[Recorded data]
★ ★ ★
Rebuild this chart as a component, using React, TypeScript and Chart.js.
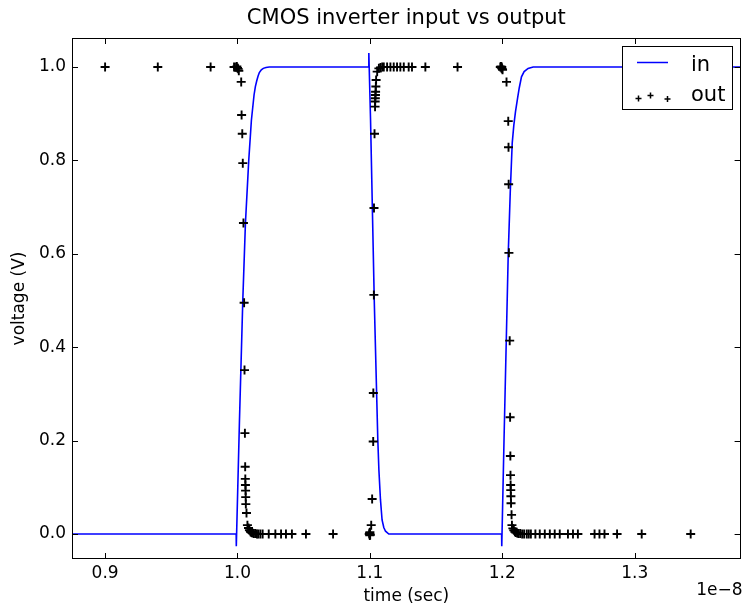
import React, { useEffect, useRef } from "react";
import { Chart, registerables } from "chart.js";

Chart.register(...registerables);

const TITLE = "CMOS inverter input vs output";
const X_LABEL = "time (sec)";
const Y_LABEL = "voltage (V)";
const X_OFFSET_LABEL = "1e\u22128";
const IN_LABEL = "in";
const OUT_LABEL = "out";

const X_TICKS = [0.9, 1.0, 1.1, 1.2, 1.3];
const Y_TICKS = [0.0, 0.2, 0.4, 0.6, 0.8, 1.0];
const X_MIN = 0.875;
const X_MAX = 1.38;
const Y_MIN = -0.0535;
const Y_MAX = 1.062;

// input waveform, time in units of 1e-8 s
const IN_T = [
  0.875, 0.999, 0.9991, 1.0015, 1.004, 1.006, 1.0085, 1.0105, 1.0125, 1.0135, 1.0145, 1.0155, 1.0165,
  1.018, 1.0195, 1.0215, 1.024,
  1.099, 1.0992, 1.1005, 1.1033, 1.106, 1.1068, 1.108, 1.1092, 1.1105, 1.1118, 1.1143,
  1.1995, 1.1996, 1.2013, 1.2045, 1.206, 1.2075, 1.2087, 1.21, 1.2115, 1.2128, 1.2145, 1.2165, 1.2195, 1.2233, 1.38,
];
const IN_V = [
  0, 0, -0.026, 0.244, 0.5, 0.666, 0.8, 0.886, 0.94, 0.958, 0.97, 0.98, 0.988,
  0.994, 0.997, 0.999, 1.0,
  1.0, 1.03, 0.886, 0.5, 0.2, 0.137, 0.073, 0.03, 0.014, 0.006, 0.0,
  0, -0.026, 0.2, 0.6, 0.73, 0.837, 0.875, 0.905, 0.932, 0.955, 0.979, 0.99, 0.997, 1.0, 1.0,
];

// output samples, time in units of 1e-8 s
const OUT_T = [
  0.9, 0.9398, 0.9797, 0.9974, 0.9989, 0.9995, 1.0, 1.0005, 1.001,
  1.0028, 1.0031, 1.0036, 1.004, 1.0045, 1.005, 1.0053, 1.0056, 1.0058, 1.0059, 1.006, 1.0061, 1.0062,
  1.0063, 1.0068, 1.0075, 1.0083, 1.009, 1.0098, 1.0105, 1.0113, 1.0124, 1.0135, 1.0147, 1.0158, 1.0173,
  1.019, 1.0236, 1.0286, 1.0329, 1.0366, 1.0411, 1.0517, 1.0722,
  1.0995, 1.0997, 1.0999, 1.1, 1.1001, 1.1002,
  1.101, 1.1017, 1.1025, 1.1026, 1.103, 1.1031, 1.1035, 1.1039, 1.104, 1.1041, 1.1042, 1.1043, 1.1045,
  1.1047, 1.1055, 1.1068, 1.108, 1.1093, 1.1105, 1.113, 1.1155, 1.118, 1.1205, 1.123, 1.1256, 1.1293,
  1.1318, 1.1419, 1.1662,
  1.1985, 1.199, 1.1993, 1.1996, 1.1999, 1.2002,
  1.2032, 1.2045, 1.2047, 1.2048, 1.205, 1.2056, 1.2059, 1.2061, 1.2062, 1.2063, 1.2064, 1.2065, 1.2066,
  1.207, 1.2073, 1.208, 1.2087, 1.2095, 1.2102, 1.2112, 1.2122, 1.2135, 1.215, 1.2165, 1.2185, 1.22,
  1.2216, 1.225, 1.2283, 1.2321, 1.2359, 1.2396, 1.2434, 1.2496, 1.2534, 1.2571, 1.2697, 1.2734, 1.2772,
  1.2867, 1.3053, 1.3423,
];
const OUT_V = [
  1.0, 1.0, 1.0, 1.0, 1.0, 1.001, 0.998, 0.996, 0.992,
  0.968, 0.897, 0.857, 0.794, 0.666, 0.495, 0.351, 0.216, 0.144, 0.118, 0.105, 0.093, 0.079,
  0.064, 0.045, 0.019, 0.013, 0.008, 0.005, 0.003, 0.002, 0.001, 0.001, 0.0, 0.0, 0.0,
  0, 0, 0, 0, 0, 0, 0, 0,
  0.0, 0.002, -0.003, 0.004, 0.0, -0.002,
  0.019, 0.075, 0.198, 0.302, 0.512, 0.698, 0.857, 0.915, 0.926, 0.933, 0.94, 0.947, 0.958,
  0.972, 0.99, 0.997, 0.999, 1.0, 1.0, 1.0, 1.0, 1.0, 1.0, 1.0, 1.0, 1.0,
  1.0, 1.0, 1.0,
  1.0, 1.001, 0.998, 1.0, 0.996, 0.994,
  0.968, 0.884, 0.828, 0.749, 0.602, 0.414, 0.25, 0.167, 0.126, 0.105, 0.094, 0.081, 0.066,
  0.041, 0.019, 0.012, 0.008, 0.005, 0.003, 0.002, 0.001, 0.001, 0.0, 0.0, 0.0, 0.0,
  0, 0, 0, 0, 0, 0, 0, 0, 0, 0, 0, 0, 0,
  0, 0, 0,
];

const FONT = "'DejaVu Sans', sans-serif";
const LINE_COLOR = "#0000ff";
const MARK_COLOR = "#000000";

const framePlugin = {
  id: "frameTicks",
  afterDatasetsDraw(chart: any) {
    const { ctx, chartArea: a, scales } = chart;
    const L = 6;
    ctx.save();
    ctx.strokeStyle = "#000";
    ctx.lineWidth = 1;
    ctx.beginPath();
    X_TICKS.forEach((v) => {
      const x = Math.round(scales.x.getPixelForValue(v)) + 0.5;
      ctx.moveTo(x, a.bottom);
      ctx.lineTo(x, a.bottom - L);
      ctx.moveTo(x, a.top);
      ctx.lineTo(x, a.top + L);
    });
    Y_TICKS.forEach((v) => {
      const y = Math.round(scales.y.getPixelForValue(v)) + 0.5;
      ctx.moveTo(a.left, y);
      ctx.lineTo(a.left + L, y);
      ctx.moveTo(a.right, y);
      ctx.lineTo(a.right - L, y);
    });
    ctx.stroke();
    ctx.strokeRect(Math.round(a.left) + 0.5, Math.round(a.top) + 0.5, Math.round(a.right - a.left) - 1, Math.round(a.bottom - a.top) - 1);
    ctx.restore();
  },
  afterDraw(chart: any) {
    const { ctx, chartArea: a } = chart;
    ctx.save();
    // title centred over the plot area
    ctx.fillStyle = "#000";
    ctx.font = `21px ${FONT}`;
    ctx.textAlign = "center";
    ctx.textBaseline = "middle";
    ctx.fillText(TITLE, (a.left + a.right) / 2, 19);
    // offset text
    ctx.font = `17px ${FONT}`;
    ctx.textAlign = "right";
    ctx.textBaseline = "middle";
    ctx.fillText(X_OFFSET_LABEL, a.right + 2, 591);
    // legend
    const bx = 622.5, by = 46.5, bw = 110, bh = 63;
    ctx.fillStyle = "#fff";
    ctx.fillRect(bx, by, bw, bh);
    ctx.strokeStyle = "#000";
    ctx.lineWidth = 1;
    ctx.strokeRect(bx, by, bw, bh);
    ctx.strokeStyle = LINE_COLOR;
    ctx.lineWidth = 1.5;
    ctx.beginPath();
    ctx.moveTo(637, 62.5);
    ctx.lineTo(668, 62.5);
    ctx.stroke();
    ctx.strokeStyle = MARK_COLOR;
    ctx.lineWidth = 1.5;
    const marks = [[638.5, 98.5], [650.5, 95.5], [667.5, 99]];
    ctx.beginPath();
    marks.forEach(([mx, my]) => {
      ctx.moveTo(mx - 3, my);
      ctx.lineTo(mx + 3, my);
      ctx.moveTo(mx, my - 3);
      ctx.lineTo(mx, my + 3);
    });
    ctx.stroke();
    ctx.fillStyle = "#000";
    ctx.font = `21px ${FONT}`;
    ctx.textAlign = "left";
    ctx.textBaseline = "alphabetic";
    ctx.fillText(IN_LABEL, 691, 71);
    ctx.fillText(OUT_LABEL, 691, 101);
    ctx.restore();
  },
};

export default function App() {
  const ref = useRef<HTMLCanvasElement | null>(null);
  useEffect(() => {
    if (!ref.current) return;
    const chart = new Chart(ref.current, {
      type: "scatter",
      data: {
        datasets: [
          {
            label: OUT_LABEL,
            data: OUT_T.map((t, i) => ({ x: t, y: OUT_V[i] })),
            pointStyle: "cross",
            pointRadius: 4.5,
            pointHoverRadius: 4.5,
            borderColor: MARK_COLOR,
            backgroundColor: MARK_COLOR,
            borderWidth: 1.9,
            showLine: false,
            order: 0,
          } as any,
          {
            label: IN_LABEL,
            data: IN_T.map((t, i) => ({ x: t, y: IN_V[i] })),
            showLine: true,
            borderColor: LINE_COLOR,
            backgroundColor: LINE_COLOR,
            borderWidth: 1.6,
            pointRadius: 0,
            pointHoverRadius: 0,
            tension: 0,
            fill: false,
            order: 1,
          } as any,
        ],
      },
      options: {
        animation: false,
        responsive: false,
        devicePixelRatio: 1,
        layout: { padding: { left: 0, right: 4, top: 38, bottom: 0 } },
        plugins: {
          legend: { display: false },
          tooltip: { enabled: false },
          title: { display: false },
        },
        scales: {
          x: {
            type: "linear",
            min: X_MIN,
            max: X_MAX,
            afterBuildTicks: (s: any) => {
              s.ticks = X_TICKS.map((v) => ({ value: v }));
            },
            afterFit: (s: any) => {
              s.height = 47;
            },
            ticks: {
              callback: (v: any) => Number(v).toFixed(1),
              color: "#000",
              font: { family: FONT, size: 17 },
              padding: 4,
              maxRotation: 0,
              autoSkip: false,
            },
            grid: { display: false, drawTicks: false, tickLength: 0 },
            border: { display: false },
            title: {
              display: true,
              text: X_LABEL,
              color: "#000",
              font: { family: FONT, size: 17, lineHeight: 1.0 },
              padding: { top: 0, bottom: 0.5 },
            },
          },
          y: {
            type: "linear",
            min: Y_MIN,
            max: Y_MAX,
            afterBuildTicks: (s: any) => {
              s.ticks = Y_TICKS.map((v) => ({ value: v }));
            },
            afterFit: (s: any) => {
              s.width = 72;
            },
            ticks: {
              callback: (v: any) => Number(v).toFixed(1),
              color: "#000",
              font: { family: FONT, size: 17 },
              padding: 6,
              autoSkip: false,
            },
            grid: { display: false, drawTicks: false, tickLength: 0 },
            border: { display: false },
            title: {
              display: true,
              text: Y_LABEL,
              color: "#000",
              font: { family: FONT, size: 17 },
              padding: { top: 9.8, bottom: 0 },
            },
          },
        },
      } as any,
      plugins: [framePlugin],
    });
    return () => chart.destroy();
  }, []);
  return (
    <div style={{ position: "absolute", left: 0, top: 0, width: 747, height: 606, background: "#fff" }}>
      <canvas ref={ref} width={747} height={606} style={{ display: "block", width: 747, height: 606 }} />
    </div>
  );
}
★ ★ ★
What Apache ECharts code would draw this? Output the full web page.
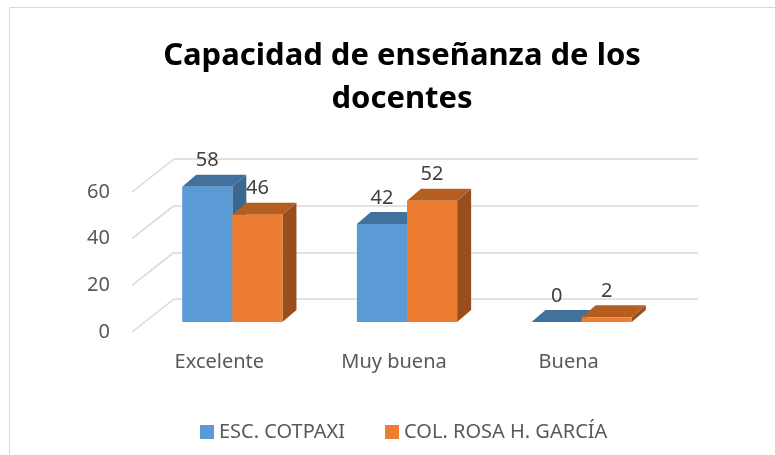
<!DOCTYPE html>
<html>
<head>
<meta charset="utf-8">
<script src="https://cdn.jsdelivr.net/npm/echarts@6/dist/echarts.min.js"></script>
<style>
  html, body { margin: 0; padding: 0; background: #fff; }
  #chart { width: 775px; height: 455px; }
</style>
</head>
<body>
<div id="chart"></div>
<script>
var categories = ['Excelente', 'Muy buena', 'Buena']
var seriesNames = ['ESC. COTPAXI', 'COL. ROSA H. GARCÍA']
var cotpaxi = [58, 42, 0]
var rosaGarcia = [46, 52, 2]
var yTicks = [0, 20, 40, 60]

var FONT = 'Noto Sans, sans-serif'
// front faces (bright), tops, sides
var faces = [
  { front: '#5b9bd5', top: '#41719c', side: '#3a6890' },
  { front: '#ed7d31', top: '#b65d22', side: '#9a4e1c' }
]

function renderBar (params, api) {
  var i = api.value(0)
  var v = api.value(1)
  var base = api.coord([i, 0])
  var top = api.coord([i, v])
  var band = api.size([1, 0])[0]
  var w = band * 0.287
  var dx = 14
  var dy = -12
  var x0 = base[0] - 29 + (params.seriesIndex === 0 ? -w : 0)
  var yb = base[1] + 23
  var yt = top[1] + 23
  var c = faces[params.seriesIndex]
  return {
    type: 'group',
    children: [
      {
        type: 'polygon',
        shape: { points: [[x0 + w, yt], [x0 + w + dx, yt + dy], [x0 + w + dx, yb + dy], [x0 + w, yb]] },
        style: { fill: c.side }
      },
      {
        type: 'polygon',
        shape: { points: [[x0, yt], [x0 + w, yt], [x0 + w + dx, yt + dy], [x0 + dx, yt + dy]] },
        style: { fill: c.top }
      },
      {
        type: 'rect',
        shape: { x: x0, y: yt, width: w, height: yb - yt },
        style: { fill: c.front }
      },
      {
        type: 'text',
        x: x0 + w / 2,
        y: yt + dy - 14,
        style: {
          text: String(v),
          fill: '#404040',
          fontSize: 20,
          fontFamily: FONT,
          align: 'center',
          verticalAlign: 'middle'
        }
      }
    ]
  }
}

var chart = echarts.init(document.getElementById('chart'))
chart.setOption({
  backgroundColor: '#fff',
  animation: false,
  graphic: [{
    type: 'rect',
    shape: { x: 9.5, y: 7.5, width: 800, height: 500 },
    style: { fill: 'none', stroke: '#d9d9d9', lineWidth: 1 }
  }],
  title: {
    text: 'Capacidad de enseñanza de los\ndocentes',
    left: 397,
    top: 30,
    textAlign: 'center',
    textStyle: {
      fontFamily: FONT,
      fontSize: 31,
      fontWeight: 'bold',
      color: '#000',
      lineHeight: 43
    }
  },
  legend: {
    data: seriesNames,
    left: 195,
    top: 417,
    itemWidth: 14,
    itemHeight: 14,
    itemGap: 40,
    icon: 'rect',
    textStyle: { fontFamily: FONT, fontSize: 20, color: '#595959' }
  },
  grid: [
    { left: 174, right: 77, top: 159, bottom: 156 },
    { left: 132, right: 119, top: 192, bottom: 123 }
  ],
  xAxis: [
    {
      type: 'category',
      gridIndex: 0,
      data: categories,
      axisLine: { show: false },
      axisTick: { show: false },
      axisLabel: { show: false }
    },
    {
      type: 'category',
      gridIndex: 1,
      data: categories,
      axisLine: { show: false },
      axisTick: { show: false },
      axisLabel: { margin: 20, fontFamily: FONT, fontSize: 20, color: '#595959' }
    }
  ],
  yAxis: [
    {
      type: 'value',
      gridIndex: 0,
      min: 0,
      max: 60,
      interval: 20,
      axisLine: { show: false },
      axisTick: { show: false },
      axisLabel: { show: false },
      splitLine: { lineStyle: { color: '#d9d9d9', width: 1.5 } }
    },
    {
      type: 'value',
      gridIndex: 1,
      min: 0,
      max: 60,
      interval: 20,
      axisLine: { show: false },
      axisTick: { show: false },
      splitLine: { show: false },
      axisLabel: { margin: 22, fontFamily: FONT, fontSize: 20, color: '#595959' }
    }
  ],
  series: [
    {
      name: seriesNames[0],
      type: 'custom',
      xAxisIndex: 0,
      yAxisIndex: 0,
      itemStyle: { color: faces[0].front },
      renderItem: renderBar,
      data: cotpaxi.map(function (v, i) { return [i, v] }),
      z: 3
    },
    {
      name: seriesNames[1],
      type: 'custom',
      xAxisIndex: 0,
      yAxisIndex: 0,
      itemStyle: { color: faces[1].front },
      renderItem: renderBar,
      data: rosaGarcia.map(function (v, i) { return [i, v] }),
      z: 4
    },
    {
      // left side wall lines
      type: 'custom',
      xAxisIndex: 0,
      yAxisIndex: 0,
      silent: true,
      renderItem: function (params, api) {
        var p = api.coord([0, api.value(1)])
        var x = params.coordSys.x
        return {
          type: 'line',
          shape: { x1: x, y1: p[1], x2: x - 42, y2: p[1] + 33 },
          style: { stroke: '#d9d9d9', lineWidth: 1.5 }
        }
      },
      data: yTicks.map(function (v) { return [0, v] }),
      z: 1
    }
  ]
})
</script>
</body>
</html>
★ ★ ★
[EXERCISE INSTRUCTIONS] Would you restate, exactly and with no pictures, the lines of the entries above from the one containing "Rebuild this chart" through the one containing "const Y_MAX = 1.062;"?

[RESULT FOR THIS TASK]
Rebuild this chart as a component, using React, TypeScript and Chart.js.
import React, { useEffect, useRef } from "react";
import { Chart, registerables } from "chart.js";

Chart.register(...registerables);

const TITLE = "CMOS inverter input vs output";
const X_LABEL = "time (sec)";
const Y_LABEL = "voltage (V)";
const X_OFFSET_LABEL = "1e\u22128";
const IN_LABEL = "in";
const OUT_LABEL = "out";

const X_TICKS = [0.9, 1.0, 1.1, 1.2, 1.3];
const Y_TICKS = [0.0, 0.2, 0.4, 0.6, 0.8, 1.0];
const X_MIN = 0.875;
const X_MAX = 1.38;
const Y_MIN = -0.0535;
const Y_MAX = 1.062;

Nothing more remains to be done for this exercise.